More than 33,000 people have died across Turkey and Syria since a 7.8 magnitude earthquake struck the region on February 6. Nearly a week later, a lucky few are still being pulled alive from the rubble but hopes of finding additional survivors dwindle amid freezing temperatures.
      "It's destroying me," Al-Dahhan, 31, told CNN. "When it happened, I was receiving constant voice messages, jumping from number to number on WhatsApp, each one is someone crying, telling me they are seeing people dying around them. I can't stop hearing them."
        Al-Dahhan, a Syrian-American aid worker for Mercy-USA, a Michigan-based non-profit working in communities across the globe, has spent the past week traveling around the United States to raise money for earthquake relief. So far, he says he has raised $100,000 by fundraising at schools, places of worship and efforts on social media.
          Meanwhile, on the ground, his colleagues who survived have been in a race against time, using the funds raised by workers like Al-Dahhan to help rescue those still trapped under the rubble and deliver relief to shell-shocked survivors.
          Mercy USA's staff in Turkey are seen together. Nearly everyone in this photo is now homeless, according to Mercy USA's Abdulrahman Al-Dahhan, and three are trapped under rubble.
          Since the earthquake, Al-Dahhan says he has not properly eaten and can't sleep for more than 10 minutes at a time, the exhaustion evident in his voice.
          "At least I get a little bit of relief, knowing what I'm doing matters, because the more I can fundraise here, the more it helps out there," he said. "But I am in constant stress that I'm not doing enough and I need to keep going. When I sleep, I feel guilty. I need to be awake every second. I need to be working. I want to get more updates. I feel like I'm operating here, but my mind and soul are there."
          He describes in detail the photos he's seen from the ground and recites story after story of the horrors that keep him up at night. One of them is about a colleague who crawled out of the rubble with his 5-month-old baby and returned to save his wife and daughters, desperately digging in the freezing rain for two days until they were rescued.

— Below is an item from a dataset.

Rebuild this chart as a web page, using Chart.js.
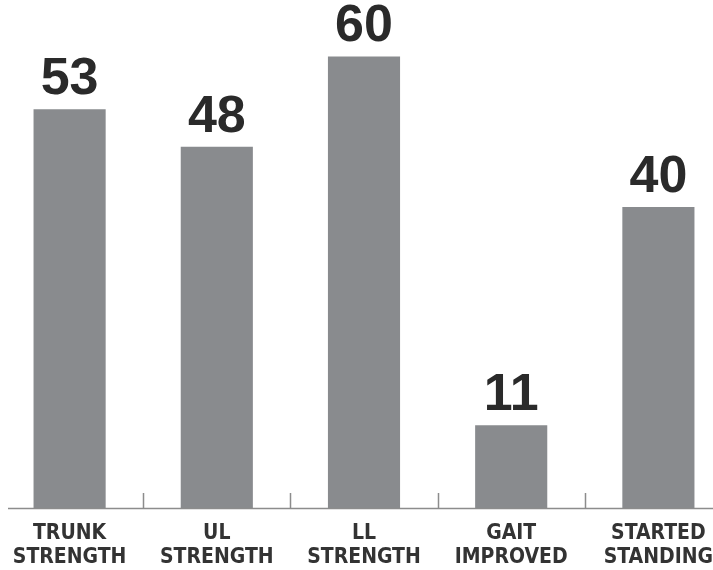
<!DOCTYPE html>
<html>
<head>
<meta charset="utf-8">
<script src="https://cdn.jsdelivr.net/npm/chart.js@4.4.1/dist/chart.umd.min.js"></script>
<style>
  html, body { margin: 0; padding: 0; background: #fff; }
  #wrap { position: relative; width: 713px; height: 570px; overflow: hidden; }
  #chart { position: absolute; left: -4px; top: 0; }
</style>
</head>
<body>
<div id="wrap"><canvas id="chart" width="736" height="570"></canvas></div>
<script>
var categories = [
    ['TRUNK', 'STRENGTH'],
    ['UL', 'STRENGTH'],
    ['LL', 'STRENGTH'],
    ['GAIT', 'IMPROVED'],
    ['STARTED', 'STANDING']
];
var values = [53, 48, 60, 11, 40];

var barColor = '#898b8e';
var textColor = '#2a2a2a';
var axisColor = '#8c8c8c';

// value numbers above bars, plus baseline with short ticks between categories
var decorPlugin = {
    id: 'decor',
    afterDatasetsDraw: function (chart) {
        var ctx = chart.ctx;
        var meta = chart.getDatasetMeta(0);
        var xScale = chart.scales.x;
        var area = chart.chartArea;

        ctx.save();
        ctx.strokeStyle = axisColor;
        ctx.lineWidth = 1.5;
        ctx.beginPath();
        ctx.moveTo(area.left + 12, area.bottom + 0.5);
        ctx.lineTo(area.right, area.bottom + 0.5);
        for (var i = 0; i < values.length - 1; i++) {
            var x = Math.round((xScale.getPixelForValue(i) + xScale.getPixelForValue(i + 1)) / 2) + 0.5;
            ctx.moveTo(x, area.bottom);
            ctx.lineTo(x, area.bottom - 15);
        }
        ctx.stroke();

        ctx.fillStyle = textColor;
        ctx.font = 'bold 52px "Liberation Sans", Arial, sans-serif';
        ctx.textAlign = 'center';
        ctx.textBaseline = 'alphabetic';
        meta.data.forEach(function (bar, idx) {
            ctx.fillText(String(values[idx]), bar.x, bar.y - 15);
        });
        ctx.restore();
    }
};

new Chart(document.getElementById('chart').getContext('2d'), {
    type: 'bar',
    data: {
        labels: categories,
        datasets: [{
            data: values,
            backgroundColor: barColor,
            borderWidth: 0,
            barPercentage: 0.49,
            categoryPercentage: 1
        }]
    },
    options: {
        responsive: false,
        animation: false,
        layout: { padding: 0 },
        plugins: {
            legend: { display: false },
            tooltip: { enabled: false }
        },
        scales: {
            x: {
                grid: { display: false },
                border: { display: false },
                afterFit: function (scale) { scale.height = 62; },
                ticks: {
                    color: '#333',
                    padding: 5,
                    maxRotation: 0,
                    autoSkip: false,
                    font: { family: '"Liberation Sans Narrow", "DejaVu Sans Condensed", sans-serif', weight: 'bold', size: 21, lineHeight: 1.15 }
                }
            },
            y: {
                display: false,
                min: 0,
                max: 67.5
            }
        }
    },
    plugins: [decorPlugin]
});
</script>
</body>
</html>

          Another story is about a family that lost two sisters in the earthquake, leaving their children orphaned. When their brother learned of his sisters' deaths, Al-Dahhan says, he suffered a heart attack from the shock and died -- also leaving his children fatherless.
          Al-Dahhan's voice cracks as he details each story, but he does not allow himself to cry.
          There is no time to mourn.

          Syrian Americans lead urgent relief efforts

          Ameer Alsamman was on the phone with a friend in Latakia, Syria, when he heard screaming and loud shouts. Then the call dropped.
          "My mind started racing and I immediately thought it was an Israeli airstrike, since we have had a few of those in Latakia over the past few years," Alsamman, 27, told CNN. "When I saw the reports of a massive earthquake in the middle of the night, I began to wish it had only been an airstrike."
          He spent the next hours in agony, he said, watching images of death and devastation pour into his phone with no way of knowing if his friends or family were trapped under the rubble.
          "I have never felt as helpless as I did that night. All I could do was watch on and hope that my loved ones would make it," he said.
          It took three days after the quake for the first United Nations convoy to cross through the Bab al-Hawa crossing, which is the only humanitarian aid corridor between Turkey and Syria. Instead, volunteers, including the organization Syria Civil Defense, also known as the White Helmets, led rescue efforts to help Syrians trapped under the rubble.
          "It felt like no one was there for them, no aid was coming through, the only organizations able to provide aid were the ones already there," Al-Dahhan said.
          "It made the situation more frustrating."
          As the clock ticked, the opportunity to rescue survivors decreased, igniting panicked efforts from Syrians in the US like Alsamman and Al-Dahhan to raise as much money as possible for organizations on the ground.
          Doing nothing was not an option.
          As Al-Dahhan travels to raise money in person, Alsamman is using social media, so far raising over $1,000 for reputable international organizations on the ground and 10 food boxes that were delivered directly to those affected.
          Ameer Alsamman speaking at Lebanese American University.
          Nour Al Ghraowi, who immigrated to New York City from Damascus, Syria, following the civil war in Syria that started in 2011, is also helping through her work as a communications coordinator with Karam Foundation.
          The nonprofit, which Al Ghraowi says "seeks to empower Syrian refugee youth and families nationally and internationally through access to innovative education, community-driven aid and skill development," has raised more than $49,000 for earthquake relief.